Stated exercise | Write out the material exactly, leaving every picture behind.

Recorded information |

########

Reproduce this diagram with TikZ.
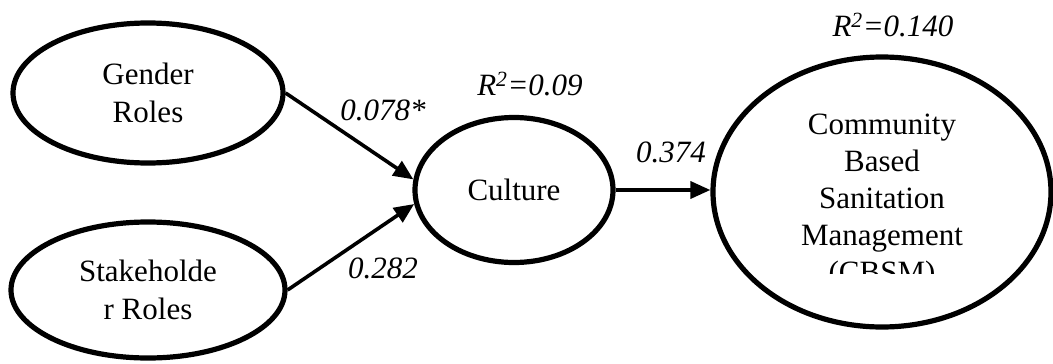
\documentclass[tikz,border=0pt]{standalone}
\usepackage{fontspec}
\setmainfont{Liberation Serif}
\usetikzlibrary{arrows.meta,shapes.geometric}
\tikzset{
  construct/.style={draw=black, line width=5.2pt, ellipse, inner sep=0pt, align=center,
    font=\fontsize{31}{38}\selectfont},
  pathlab/.style={font=\fontsize{31}{38}\selectfont\itshape, inner sep=0pt},
  patharrow/.style={line width=3.6pt, -{Triangle[length=20pt,width=17pt]}},
}
\begin{document}
\begin{tikzpicture}[x=1pt,y=-1pt]
\useasboundingbox (0,0) rectangle (1053,364);
\node[construct, minimum width=270pt, minimum height=140pt] (gender) at (148,93) {Gender\\Roles};
\node[construct, minimum width=274pt, minimum height=136pt] (stake) at (148,290) {Stakeholde\\r Roles};
\node[construct, minimum width=198pt, minimum height=145pt] (culture) at (514,190) {Culture};
\node[construct, minimum width=338pt, minimum height=270pt] (cbsm) at (882,192) {};
\begin{scope}
  \clip (700,60) rectangle (1053,273);
  \node[align=center, inner sep=0pt, font=\fontsize{31}{37}\selectfont] (cbsmtext) at (882,202)
    {Community\\Based\\Sanitation\\Management\\(CBSM)};
\end{scope}
\draw[patharrow] (gender.east) -- (culture.174);
\draw[patharrow] (stake.east) -- (culture.188);
\draw[patharrow] (culture.east) -- (culture.east -| cbsm.west);
\node[pathlab] (l1) at (383,110) {0.078*};
\node[pathlab] (l2) at (383,268) {0.282};
\node[pathlab] (l3) at (671,152) {0.374};
\node[pathlab] (r1) at (530,84) {R\textsuperscript{2}=0.09};
\node[pathlab] (r2) at (893,25) {R\textsuperscript{2}=0.140};
\end{tikzpicture}
\end{document}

########

Exercise output |
Reproduce this diagram with TikZ.
\documentclass[tikz,border=0pt]{standalone}
\usepackage{fontspec}
\setmainfont{Liberation Serif}
\usetikzlibrary{arrows.meta,shapes.geometric}
\tikzset{
  construct/.style={draw=black, line width=5.2pt, ellipse, inner sep=0pt, align=center,
    font=\fontsize{31}{38}\selectfont},
  pathlab/.style={font=\fontsize{31}{38}\selectfont\itshape, inner sep=0pt},
  patharrow/.style={line width=3.6pt, -{Triangle[length=20pt,width=17pt]}},
}
\begin{document}
\begin{tikzpicture}[x=1pt,y=-1pt]
\useasboundingbox (0,0) rectangle (1053,364);
\node[construct, minimum width=270pt, minimum height=140pt] (gender) at (148,93) {Gender\\Roles};
\node[construct, minimum width=274pt, minimum height=136pt] (stake) at (148,290) {Stakeholde\\r Roles};
\node[construct, minimum width=198pt, minimum height=145pt] (culture) at (514,190) {Culture};
\node[construct, minimum width=338pt, minimum height=270pt] (cbsm) at (882,192) {};
\begin{scope}
  \clip (700,60) rectangle (1053,273);
  \node[align=center, inner sep=0pt, font=\fontsize{31}{37}\selectfont] (cbsmtext) at (882,202)
    {Community\\Based\\Sanitation\\Management\\(CBSM)};
\end{scope}
\draw[patharrow] (gender.east) -- (culture.174);
\draw[patharrow] (stake.east) -- (culture.188);
\draw[patharrow] (culture.east) -- (culture.east -| cbsm.west);
\node[pathlab] (l1) at (383,110) {0.078*};
\node[pathlab] (l2) at (383,268) {0.282};
\node[pathlab] (l3) at (671,152) {0.374};
\node[pathlab] (r1) at (530,84) {R\textsuperscript{2}=0.09};
\node[pathlab] (r2) at (893,25) {R\textsuperscript{2}=0.140};
\end{tikzpicture}
\end{document}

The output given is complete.